Французский революционный праздник в свете концепции Руссо



Программа праздника, положенная в основу этого (в скобках отметим, что он был полностью осуществлен) и всех других сценариев Давида, была инспирирована Руссо, который задолго до революции противопоставлял феодально-государственному празднику свою модель {193} праздника, объединяющего весь народ. «В условиях свободы, — пророчествовал великий женевец, — где ни соберется толпа, всюду царит радость жизни. Воткните посреди людной площади украшенный цветами шест, соберите вокруг него народ — вот вам и празднество. Или еще лучше: вовлеките зрителей в зрелище; сделайте их самих актерами; устройте так, чтобы каждый узнавал и любил себя и других и чтоб все сплотились от этого тесней»[184]. Праздник как синоним свободы и самодеятельности народа, как школа гражданственности, всеобщего равенства и единодушия — таково, если говорить кратко, содержание концепции Руссо. На нее-то и ориентировался Давид и поддерживавшие его якобинцы, в частности Робеспьер, который в знаменитой речи о «Национальных празднествах», произнесенной в Конвенте 7 мая 1794 г., буквально повторил основные положения Руссо. Однако созданные по сценариям Давида якобинские празднества не всегда совпадали с моделью праздника в духе Руссо, а в отдельных чертах существенно от нее отличались.

Требования Руссо, чтобы предметом праздника были возвышенные и затрагивающие судьбы всего народа идеи и события, а также исторические воспоминания, ибо одно из главных назначений праздника, по Руссо, — возвысить и героизировать души, — было правилом для якобинцев. Все устраиваемые ими празднества связывались с самыми значительными датами революции, и это накладывало особую печать на их содержание. Объективно смысл этих торжеств состоял в том, чтобы закрепить в памяти идеи и события революции, заново пережить их. Празднества — всегда как бы исторический обряд, перенесенный из вчера в сегодня и наделяющий характеристиками недавнего прошлого настоящее. Они пронизаны стремлением сохранить революционную преемственность и сделать революцию нормой существования. Их пафос — свобода, предмет — великие моменты национального обновления и возрождения, а атмосфера — гражданские страсти, разбуженные классовой борьбой. Выражаясь образно, празднества эти — речь революции о самой себе, речь в пользу нового порядка вещей, сказанная тысячами голосов и многократно повторенная. Но откровенно политический прагматизм якобинских празднеств, несомненно {194} питавшийся идеями Руссо, имел все-таки совершенно иную природу. Он-то и отмечает отход данных празднеств от концепции Руссо, покоящейся на всеобщности национальных и классовых интересов. «Соборность», к которой призывал Руссо и к которой как будто бы стремились якобинские празднества, на самом деле была им чужда и чужда принципиально.

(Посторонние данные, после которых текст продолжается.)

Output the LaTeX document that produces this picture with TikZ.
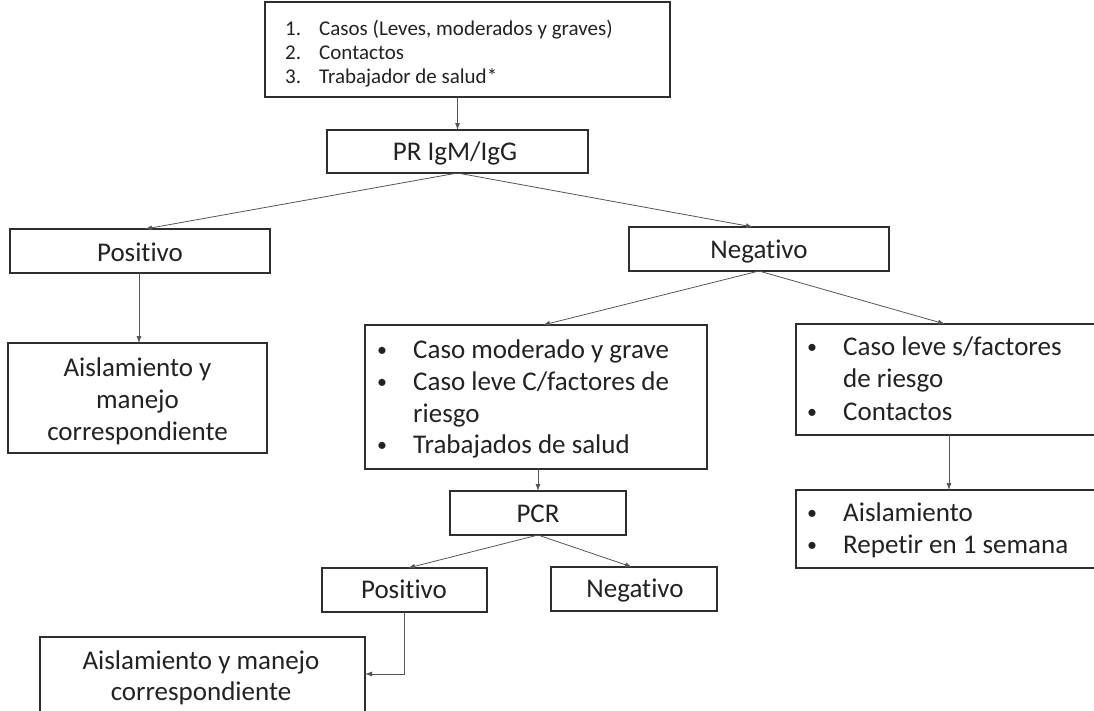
\documentclass[tikz,border=0pt]{standalone}
\usepackage{fontspec}
\setmainfont{Carlito}[RawFeature={-liga}]
\usetikzlibrary{arrows.meta}
\definecolor{boxc}{HTML}{2E2E2E}
\definecolor{arrc}{HTML}{555555}
\definecolor{txtc}{HTML}{222222}
\begin{document}
\begin{tikzpicture}[x=1pt,y=-1pt,
  box/.style={draw=boxc,line width=1.3pt,inner sep=0pt,outer sep=0pt},
  arr/.style={draw=arrc,line width=0.8pt,-{Latex[length=7pt,width=5pt]}},
  lbl/.style={font=\fontsize{27}{32}\selectfont,text=txtc,inner sep=0pt,anchor=base},
  lbll/.style={lbl,anchor=base west},
  bul/.style={font=\fontsize{20}{24}\selectfont,text=txtc,inner sep=0pt,anchor=base},
  sml/.style={font=\fontsize{21}{24}\selectfont,text=txtc,inner sep=0pt,anchor=base west}]
\useasboundingbox (0,0) rectangle (1094,710);
\clip (0,0) rectangle (1094,710);
\fill[white] (0,0) rectangle (1094,710);

% boxes
\node[box,minimum width=405pt,minimum height=95pt] (top) at (467.5,49.5) {};
\node[box,minimum width=261pt,minimum height=43pt] (pr) at (457.5,151.5) {};
\node[box,minimum width=260pt,minimum height=44pt] (pos1) at (140,251) {};
\node[box,minimum width=260pt,minimum height=44pt] (neg1) at (759,249) {};
\node[box,minimum width=259pt,minimum height=110pt] (ais1) at (137.5,398) {};
\node[box,minimum width=342pt,minimum height=144pt] (mid) at (536,397) {};
\node[box,minimum width=314pt,minimum height=111pt] (right) at (953,379.5) {};
\node[box,minimum width=314pt,minimum height=78pt] (rep) at (953,529) {};
\node[box,minimum width=176pt,minimum height=44pt] (pcr) at (538,513) {};
\node[box,minimum width=165pt,minimum height=44pt] (pos2) at (404.5,590) {};
\node[box,minimum width=166pt,minimum height=44pt] (neg2) at (634,589) {};
\node[box,minimum width=325pt,minimum height=103pt] (bot) at (202.5,688.5) {};

% texts
\node[sml] (n1) at (285,35) {1.};
\node[sml] (n2) at (285,59) {2.};
\node[sml] (n3) at (285,83) {3.};
\node[sml] (t1) at (319,35) {Casos (Leves, moderados y graves)};
\node[sml] (t2) at (319,59) {Contactos};
\node[sml] (t3) at (319,83) {Trabajador de salud*};

\node[lbl] (prt) at (455,160) {PR IgM/IgG};
\node[lbl] (pos1t) at (140,261) {Positivo};
\node[lbl] (neg1t) at (759,258) {Negativo};

\node[lbl] (a1) at (137.5,376) {Aislamiento y};
\node[lbl] (a2) at (137.5,408) {manejo};
\node[lbl] (a3) at (137.5,440) {correspondiente};

\node[bul] (mb1) at (382,356) {•};
\node[bul] (mb2) at (382,388) {•};
\node[bul] (mb4) at (382,451) {•};
\node[lbll] (m1) at (413,358) {Caso moderado y grave};
\node[lbll] (m2) at (413,390) {Caso leve C/factores de};
\node[lbll] (m3) at (413,422) {riesgo};
\node[lbll] (m4) at (413,453) {Trabajados de salud};

\node[bul] (rb1) at (812,353) {•};
\node[bul] (rb3) at (812,418) {•};
\node[lbll] (r1) at (843,355) {Caso leve s/factores};
\node[lbll] (r2) at (843,387) {de riesgo};
\node[lbll] (r3) at (843,420) {Contactos};

\node[bul] (pb1) at (812,519) {•};
\node[bul] (pb2) at (812,551) {•};
\node[lbll] (p1) at (843,521) {Aislamiento};
\node[lbll] (p2) at (843,553) {Repetir en 1 semana};

\node[lbl] (pcrt) at (538,522) {PCR};
\node[lbl] (pos2t) at (404,598) {Positivo};
\node[lbl] (neg2t) at (635,597) {Negativo};

\node[lbl] (b1) at (201,669) {Aislamiento y manejo};
\node[lbl] (b2) at (201,700) {correspondiente};

% connectors
\draw[arr] (pr.north |- top.south) -- (pr.north);
\draw[arr] (pr.south) -- ([xshift=5pt]pos1.north);
\draw[arr] (pr.south) -- ([xshift=-6pt]neg1.north);
\draw[arr] ([xshift=-1pt]pos1.south) -- ([xshift=1.5pt]ais1.north);
\draw[arr] (neg1.south) -- ([xshift=7pt]mid.north);
\draw[arr] (neg1.south) -- ([xshift=149pt]right.north west);
\draw[arr] ([xshift=153pt]right.south west) -- ([xshift=153pt]rep.north west);
\draw[arr] (pcr.north |- mid.south) -- (pcr.north);
\draw[arr] (pcr.south) -- ([xshift=3.5pt]pos2.north);
\draw[arr] (pcr.south) -- ([xshift=-2pt]neg2.north);
\draw[arr] (pos2.south) |- ([yshift=14.5pt]bot.east);
\end{tikzpicture}
\end{document}
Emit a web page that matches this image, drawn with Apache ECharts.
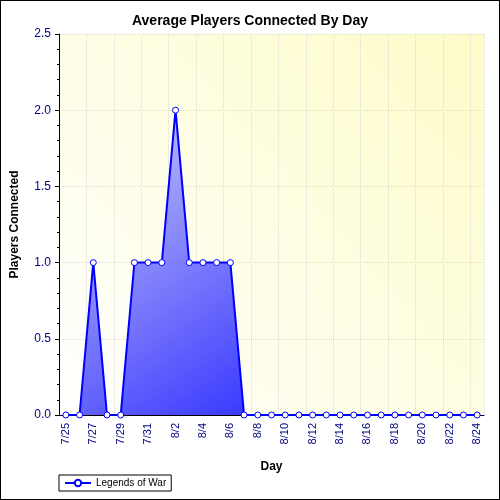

Праздники якобинцев объединяли третье сословие и освящали политические и социальные завоевания именно этой части нации. Победы, ими чествуемые, предполагают наличие побежденных. Единодушие умов и сердец, к которому они стремятся, начиналось с раскола умов и сердец. Подобно самой революции, эти празднества несли в себе заряд огромной разрушительной силы в отношении старых общественных порядков. Поэтому они выражают не всеобщность интересов, а их противостояние и враждебность, утверждают право на существование и связанную с этим радость для одних (третье сословие) и отрицают такое право для других (аристократия, духовенство), не считаясь с их раздражением, более того, находя в нем лишний повод для радости и веселья. В этом их отличие от модели праздника, выдвигавшейся Руссо. Последний не поднимался до представления о празднике как орудии насильственной революции.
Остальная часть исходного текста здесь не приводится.